7. What should be considered before a tooth whitening treatment?
The SCCP opinion states:
Bottenberg (2004) points out: “Tooth bleaching is not just a simple cosmetic operation. It is important to diagnose correctly the cause of the staining or discoloration, to establish a prognosis whether the stain can be removed or not, to give the patient a complete clinical examination in order to establish other oral health problems be they related or not to the discoloration, and to counsel the patient about the best way of treating or not treating this esthetical problem.” “Before bleaching is performed, defective restorations should be replaced. All tooth and restoration surfaces must be thoroughly cleaned and adequate oral hygiene instruction are to be given to the patient.
Hydrogen peroxide has well-known irritation, in higher concentration even corrosion, potential (esp. mucus membranes). Danger of irritation in the oral cavity and gastric tract if swallowed. Mucosal irritation is commonly observed as a side effect in clinical studies and consumer complaints.
Conditions such as pre-existing tissue injury or the concurrent use of alcohol and/or tobacco while using tooth whiteners may also exacerbate their toxic effects. Hydrogen peroxide, even at concentrations as low as 3%, may be especially harmful to oral tissues if they have been previously injured (Rees and Orth, 1986). Therefore, particular care should be taken in administering bleaching agents to patients with gingivitis, periodontal disease, or pre-existing gingival lesions, and to those using alcohol and tobacco (Tipton et al., 1995). This mixed exposure may be of concern since smokers are likely candidates for tooth bleaching.
Ulceration of gastric mucosa was observed in rats 1 hour after gavage with a dose corresponding to 5.4 mg/kg bw of hydrogen peroxide while no effects were found at 1.8 mg/kg bw of hydrogen peroxide. The ratio between the “no effect level” in rats and the dose after use of mouth-rinses containing 0.1% hydrogen peroxide and tooth whitening products containing 6% hydrogen peroxide are low. In relation to this it should be noted that in the case of gel strips, it has been reported that the user occasionally may swallow the strip. This will result in an exposure of about 12 mg hydrogen peroxide. In several of these cases, consumers reported minor gastrointestinal symptoms.
Clinical studies have mostly been designed to assess efficiency of external tooth-bleaching and the risk of adverse effects has not been the main focus in these studies. In the clinical studies published on tooth-bleaching that address adverse effects, the number of participants were small and many studies did not have control groups. This is considered inadequate, since for a case-reference study that should detect a doubling of the risk for an adverse effect occurring at a level of 1:1000 in the reference group, the study group must have at least 1000 people, and for detection of a 10% increase in the risk, more than 10.000 people must be enrolled in the study (Dahl and Pallesen, 2003). Although the first articles on night guard bleaching with hydrogen or carbamide peroxide were published nearly 20 years ago, and the these products have been in the market place for many years in some countries, there have so far been no systematic epidemiological studies to assess possible long term effects. It is also of concern that only one 28-day study has been reported with adolescents (12 – 18 years old). Therefore, a number of potential adverse effects of external tooth-bleaching cannot be assessed as this time.
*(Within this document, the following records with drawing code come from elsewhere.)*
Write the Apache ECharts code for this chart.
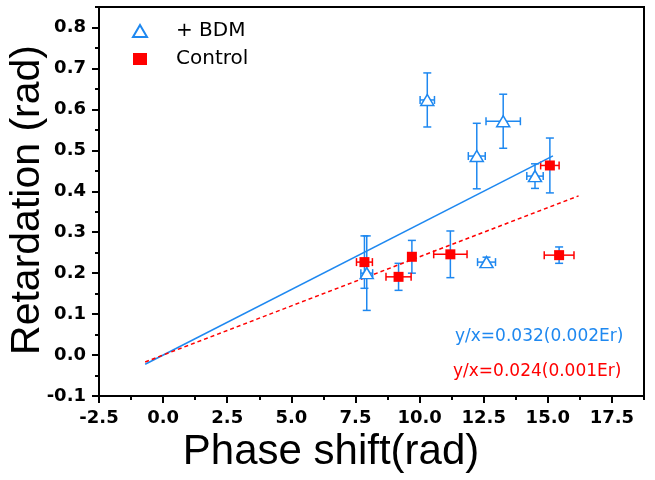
<!DOCTYPE html>
<html>
<head>
<meta charset="utf-8">
<script src="https://cdn.jsdelivr.net/npm/echarts@6/dist/echarts.min.js"></script>
<style>
  html, body { margin: 0; padding: 0; background: #fff; }
  #chart { width: 655px; height: 480px; }
</style>
</head>
<body>
<div id="chart"></div>
<script>
// + BDM series (hollow triangles)
const bdmX = [10.3, 13.26, 12.23, 14.5, 12.61, 7.94]
const bdmY = [0.623, 0.571, 0.486, 0.437, 0.227, 0.2]
const bdmXErr = [0.28, 0.67, 0.33, 0.32, 0.35, 0.23]
const bdmYErr = [0.066, 0.066, 0.08, 0.03, 0.012, 0.091]

// Control series (filled squares)
const ctrlX = [15.08, 15.44, 11.2, 9.7, 9.18, 7.85]
const ctrlY = [0.463, 0.244, 0.246, 0.24, 0.191, 0.227]
const ctrlXErr = [0.36, 0.58, 0.65, 0, 0.49, 0.31]
const ctrlYErr = [0.067, 0.02, 0.057, 0.04, 0.033, 0.064]

// fits y = k * x
const bdmSlope = 0.032
const bdmFitRange = [-0.7, 15.2]
const ctrlSlope = 0.024
const ctrlFitRange = [-0.7, 16.2]

// ticks
const xTicks = [-2.5, 0, 2.5, 5, 7.5, 10, 12.5, 15, 17.5]
const xMinorTicks = [-1.25, 1.25, 3.75, 6.25, 8.75, 11.25, 13.75, 16.25, 18.75]
const yTicks = [-0.1, 0, 0.1, 0.2, 0.3, 0.4, 0.5, 0.6, 0.7, 0.8]
const yMinorTicks = [-0.05, 0.05, 0.15, 0.25, 0.35, 0.45, 0.55, 0.65, 0.75, 0.85]

const BLUE = '#1E88F0'
const RED = '#FF0000'

const chart = echarts.init(document.getElementById('chart'))

// error bars drawn through the axis scales
const errorBars = (xs, ys, xe, ye, vColor, hColor) => ({
  type: 'custom',
  silent: true,
  z: 1,
  encode: { x: 0, y: 1 },
  data: xs.map((x, i) => [x, ys[i], xe[i], ye[i]]),
  renderItem: (params, api) => {
    const x = api.value(0), y = api.value(1)
    const dx = api.value(2), dy = api.value(3)
    const cap = 4
    const children = []
    const seg = (x1, y1, x2, y2, c) => children.push({
      type: 'line',
      shape: { x1, y1, x2, y2 },
      style: { stroke: c, lineWidth: 1.5 }
    })
    if (dy > 0) {
      const t = api.coord([x, y + dy]), b = api.coord([x, y - dy])
      seg(t[0], t[1], b[0], b[1], vColor)
      seg(t[0] - cap, t[1], t[0] + cap, t[1], vColor)
      seg(b[0] - cap, b[1], b[0] + cap, b[1], vColor)
    }
    if (dx > 0) {
      const l = api.coord([x - dx, y]), r = api.coord([x + dx, y])
      seg(l[0], l[1], r[0], r[1], hColor)
      seg(l[0], l[1] - cap, l[0], l[1] + cap, hColor)
      seg(r[0], r[1] - cap, r[0], r[1] + cap, hColor)
    }
    return { type: 'group', children }
  }
})

const fitLine = (slope, range) => range.map(x => [x, slope * x])

const tickFont = { fontFamily: 'DejaVu Sans', fontWeight: 'bold', fontSize: 18, color: '#000' }

const options = {
  animation: false,
  grid: { left: 99, right: 11, top: 7, bottom: 84, show: true, borderColor: '#000', borderWidth: 2 },
  legend: {
    orient: 'vertical',
    left: 127,
    top: 16,
    itemWidth: 14,
    itemHeight: 12,
    itemGap: 8,
    data: ['+ BDM', 'Control'],
    textStyle: { fontFamily: 'DejaVu Sans', fontSize: 20, color: '#000', padding: [0, 0, 0, 24] }
  },
  xAxis: [{
    type: 'value',
    min: -2.5,
    max: 18.75,
    splitLine: { show: false },
    axisLine: { onZero: false, lineStyle: { color: '#000', width: 2 } },
    axisTick: { customValues: xTicks, length: 7, lineStyle: { width: 2, color: '#000' } },
    axisLabel: { customValues: xTicks, margin: 13, formatter: v => v.toFixed(1), ...tickFont }
  }, {
    type: 'value',
    min: -2.5,
    max: 18.75,
    position: 'bottom',
    splitLine: { show: false },
    axisLine: { show: false, onZero: false },
    axisTick: { customValues: xMinorTicks, length: 4, lineStyle: { width: 2, color: '#000' } },
    axisLabel: { show: false }
  }],
  yAxis: [{
    type: 'value',
    min: -0.1,
    max: 0.85,
    splitLine: { show: false },
    axisLine: { onZero: false, lineStyle: { color: '#000', width: 2 } },
    axisTick: { customValues: yTicks, length: 7, lineStyle: { width: 2, color: '#000' } },
    axisLabel: { customValues: yTicks, margin: 13, formatter: v => v.toFixed(1), ...tickFont }
  }, {
    type: 'value',
    min: -0.1,
    max: 0.85,
    position: 'left',
    splitLine: { show: false },
    axisLine: { show: false, onZero: false },
    axisTick: { customValues: yMinorTicks, length: 4, lineStyle: { width: 2, color: '#000' } },
    axisLabel: { show: false }
  }],
  graphic: [{
    type: 'text',
    style: {
      x: 331, y: 452, text: 'Phase shift(rad)', align: 'center', verticalAlign: 'middle',
      fontFamily: 'Liberation Sans', fontSize: 42, fill: '#000'
    }
  }, {
    type: 'text',
    x: 28, y: 200,
    rotation: Math.PI / 2,
    style: {
      text: 'Retardation (rad)', align: 'center', verticalAlign: 'middle',
      fontFamily: 'Liberation Sans', fontSize: 41, fill: '#000'
    }
  }, {
    type: 'text',
    style: {
      x: 455, y: 337, text: 'y/x=' + bdmSlope.toFixed(3) + '(0.002Er)', verticalAlign: 'middle',
      fontFamily: 'DejaVu Sans', fontSize: 17, fill: BLUE
    }
  }, {
    type: 'text',
    style: {
      x: 453, y: 372, text: 'y/x=' + ctrlSlope.toFixed(3) + '(0.001Er)', verticalAlign: 'middle',
      fontFamily: 'DejaVu Sans', fontSize: 17, fill: RED
    }
  }],
  series: [
    {
      name: 'bdmFit',
      type: 'line',
      data: fitLine(bdmSlope, bdmFitRange),
      symbol: 'none',
      silent: true,
      lineStyle: { color: BLUE, width: 1.5 },
      z: 2
    },
    {
      name: 'ctrlFit',
      type: 'line',
      data: fitLine(ctrlSlope, ctrlFitRange),
      symbol: 'none',
      silent: true,
      lineStyle: { color: RED, width: 1.5, type: [4, 3] },
      z: 2
    },
    errorBars(bdmX, bdmY, bdmXErr, bdmYErr, BLUE, BLUE),
    errorBars(ctrlX, ctrlY, ctrlXErr, ctrlYErr, BLUE, RED),
    {
      name: '+ BDM',
      type: 'scatter',
      data: bdmX.map((x, i) => [x, bdmY[i]]),
      symbol: 'triangle',
      symbolSize: [13, 11],
      itemStyle: { color: '#fff', borderColor: BLUE, borderWidth: 1.5, opacity: 1 },
      z: 3
    },
    {
      name: 'Control',
      type: 'scatter',
      data: ctrlX.map((x, i) => [x, ctrlY[i]]),
      symbol: 'rect',
      symbolSize: 10,
      itemStyle: { color: RED, opacity: 1 },
      z: 4
    }
  ]
}

chart.setOption(options)
</script>
</body>
</html>
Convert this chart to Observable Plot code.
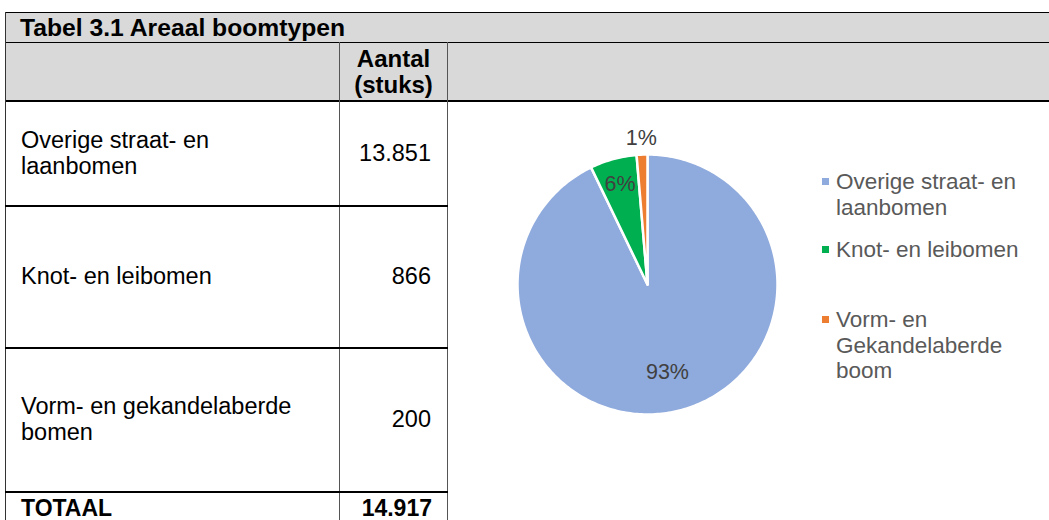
<!DOCTYPE html>
<html><head><meta charset="utf-8">
<script src="https://cdn.jsdelivr.net/npm/d3@7"></script>
<script src="https://cdn.jsdelivr.net/npm/@observablehq/plot@0.6"></script>
<style>
body{margin:0;background:#fff;}
#root{position:relative;width:1049px;height:520px;overflow:hidden;background:#fff;font-family:Arial,"Liberation Sans",sans-serif;color:#000;}
.ln{position:absolute;background:#000;}
.cell{position:absolute;display:flex;align-items:center;white-space:pre-line;font-size:23.5px;line-height:25.5px;}
.lg{position:absolute;white-space:pre-line;font-size:22.5px;line-height:25.5px;color:#595959;}
.sw{position:absolute;width:7px;height:7px;}
</style></head><body><div id="root"></div>
<script>
// ---- data ----
const title = "Tabel 3.1 Areaal boomtypen";
const columnHeader = "Aantal\n(stuks)";
const categories = ["Overige straat- en\nlaanbomen", "Knot- en leibomen", "Vorm- en gekandelaberde\nbomen"];
const counts = [13851, 866, 200];
const totalLabel = "TOTAAL";
const legendLabels = ["Overige straat- en\nlaanbomen", "Knot- en leibomen", "Vorm- en\nGekandelaberde\nboom"];
const colors = ["#8FAADC", "#00B050", "#ED7D31"];

// ---- layout ----
const root = document.getElementById("root");
const fmt = d3.formatLocale({decimal: ",", thousands: ".", grouping: [3], currency: ["€", ""]}).format(",d");
function el(cls, css, text) {
  const d = document.createElement("div");
  d.className = cls;
  Object.assign(d.style, css);
  if (text != null) d.textContent = text;
  root.appendChild(d);
  return d;
}
// header backgrounds
el("ln", {left: "5px", top: "12px", width: "1044px", height: "89px", background: "#d9d9d9"});
// lines
el("ln", {left: "5px", top: "12px", width: "1044px", height: "1px"});
el("ln", {left: "5px", top: "42px", width: "1044px", height: "1px"});
el("ln", {left: "5px", top: "100px", width: "1044px", height: "2px"});
el("ln", {left: "5px", top: "12px", width: "1px", height: "508px", background: "#333"});
el("ln", {left: "339px", top: "42px", width: "1px", height: "478px", background: "#555"});
el("ln", {left: "447px", top: "42px", width: "1px", height: "478px", background: "#555"});

const rowTops = [102, 206, 348];
const rowBottoms = [205, 347, 491];
rowBottoms.forEach((b, i) => {
  el("ln", {left: "5px", top: b + "px", width: "443px", height: i === 2 ? "2px" : "1.5px"});
});

// title
el("cell", {left: "20px", top: "13px", height: "29px", fontWeight: "bold", fontSize: "24.7px"}, title);
// column header
el("cell", {left: "340px", top: "43px", width: "107px", height: "57px", fontWeight: "bold", fontSize: "24px", lineHeight: "26px", justifyContent: "center", textAlign: "center"}, columnHeader);

categories.forEach((c, i) => {
  const top = rowTops[i], h = rowBottoms[i] - rowTops[i];
  el("cell", {left: "21px", top: top + "px", height: h + "px"}, c);
  el("cell", {left: "340px", top: top + "px", width: "91px", height: h + "px", justifyContent: "flex-end"}, fmt(counts[i]));
});
const total = d3.sum(counts);
el("cell", {left: "21px", top: "497px", height: "22px", lineHeight: "22px", fontWeight: "bold", fontSize: "23px", alignItems: "flex-start"}, totalLabel);
el("cell", {left: "340px", top: "497px", width: "92px", height: "22px", lineHeight: "22px", fontWeight: "bold", fontSize: "23px", alignItems: "flex-start", justifyContent: "flex-end"}, fmt(total));

// ---- pie ----
const slices = legendLabels.map((name, i) => ({name, value: counts[i]}));
const arcs = d3.pie().sort(null).value(d => d.value)(slices);
const pts = [];
const labels = [];
for (const a of arcs) {
  const name = a.data.name;
  const n = Math.max(2, Math.ceil((a.endAngle - a.startAngle) / (Math.PI / 180)));
  pts.push({name, x: 0, y: 0});
  for (let i = 0; i <= n; i++) {
    const t = a.startAngle + (a.endAngle - a.startAngle) * i / n;
    pts.push({name, x: Math.sin(t), y: Math.cos(t)});
  }
  pts.push({name, x: 0, y: 0});
  const frac = a.data.value / total;
  const r = frac < 0.03 ? 1.13 : frac < 0.5 ? 0.8 : 0.69;
  const m = (a.startAngle + a.endAngle) / 2;
  labels.push({x: r * Math.sin(m), y: r * Math.cos(m), text: Math.round(frac * 100) + "%"});
}

const chart = Plot.plot({
  width: 370,
  height: 388,
  margin: 0,
  style: {background: "transparent", fontFamily: "Arial, 'Liberation Sans', sans-serif"},
  x: {domain: [-1, 1], range: [68, 328], axis: null},
  y: {domain: [-1, 1], range: [311, 51], axis: null},
  color: {domain: legendLabels, range: colors},
  marks: [
    Plot.line(pts, {x: "x", y: "y", z: "name", fill: "name", stroke: "white", strokeWidth: 2.5, strokeLinejoin: "round"}),
    Plot.text(labels, {x: "x", y: "y", text: "text", fill: "#404040", fontSize: 21.5})
  ]
});
chart.style.position = "absolute";
chart.style.left = "449px";
chart.style.top = "103px";
root.appendChild(chart);

// ---- legend ----
const legendTops = [169, 237, 307];
legendLabels.forEach((l, i) => {
  el("sw", {left: "822px", top: (legendTops[i] + 9) + "px", background: colors[i]});
  el("lg", {left: "836px", top: legendTops[i] + "px"}, l);
});
</script></body></html>
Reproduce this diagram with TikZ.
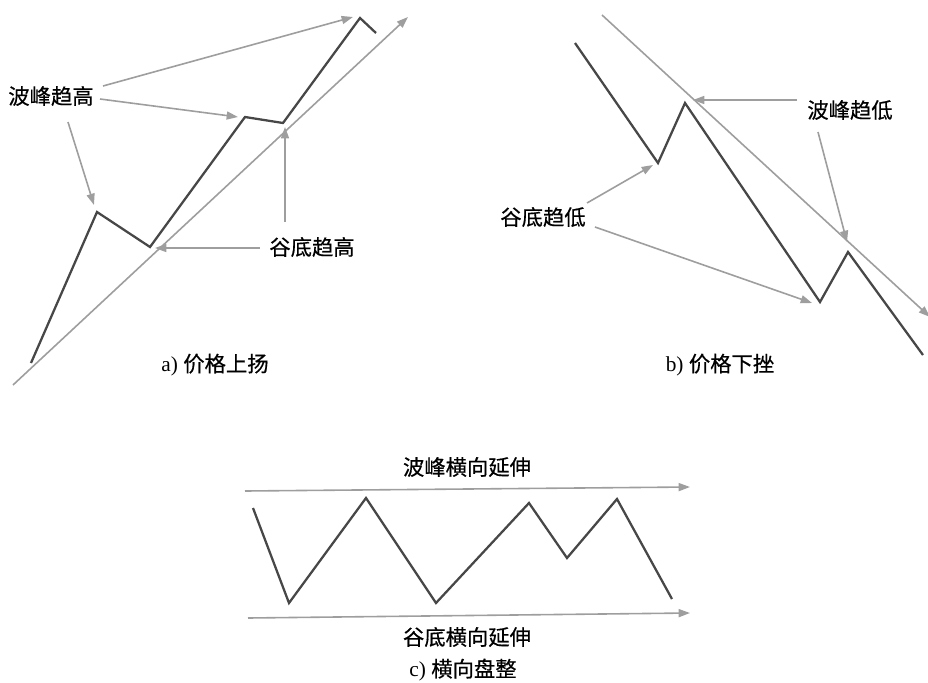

Tobacco use and alcohol abuse are the main risk factors for cancer in the oral cavity (IARC, 1988, 2004, 2007). Since hydrogen peroxide can act as a promoter, it may increase the risk of oral cancer in persons that already have an elevated risk due to tobacco use, alcohol abuse, or genetic predisposition. The risk may further increase with repeated exposure to tooth whiteners. Based on a case report, it has been suggested that users of tooth whiteners should be further studied with regard to oral cancer (Burningham et al., 2004).
All bleaching materials demonstrate diffusion of hydrogen peroxide through dentin. Few investigators have addressed the possible pathophysiological effects on oral and pulpal tissues from long-term treatment. The dental pulp is vulnerable through exposed dentin in patients with gingival retraction, attrition, cervical abrasion, and leaking restorations, and the gingiva may be exposed directly to hydrogen peroxide gels during treatment. Significant amounts of hydrogen peroxide diffuse through dentin after application of carbamide peroxide and hydrogen peroxide-based bleaching agents (Hanks et al., 1993).
The bleaching procedure produces a transient reduction on the bond strengths of enamel and dentin immediately following bleaching. Because of the transient reduction in bond strength, dentists should delay restoration placement for periods of one to two weeks after bleaching to ensure sufficient bond strength and retention on teeth.
Data from laboratory studies documented increased mercury release from dental amalgams exposed to carbamide peroxide solutions for periods ranging from 8 hrs to 14-28 days. The amount mercury released varied with type of amalgam and type of bleaching agent and ranged from 4 to 30 times higher in saline controls. However, the clinical significance of the loss of mercury from amalgam is unclear. It is concluded that bleaching of teeth containing amalgam restoration should be approached with caution (Swift and Perdigao, 1998).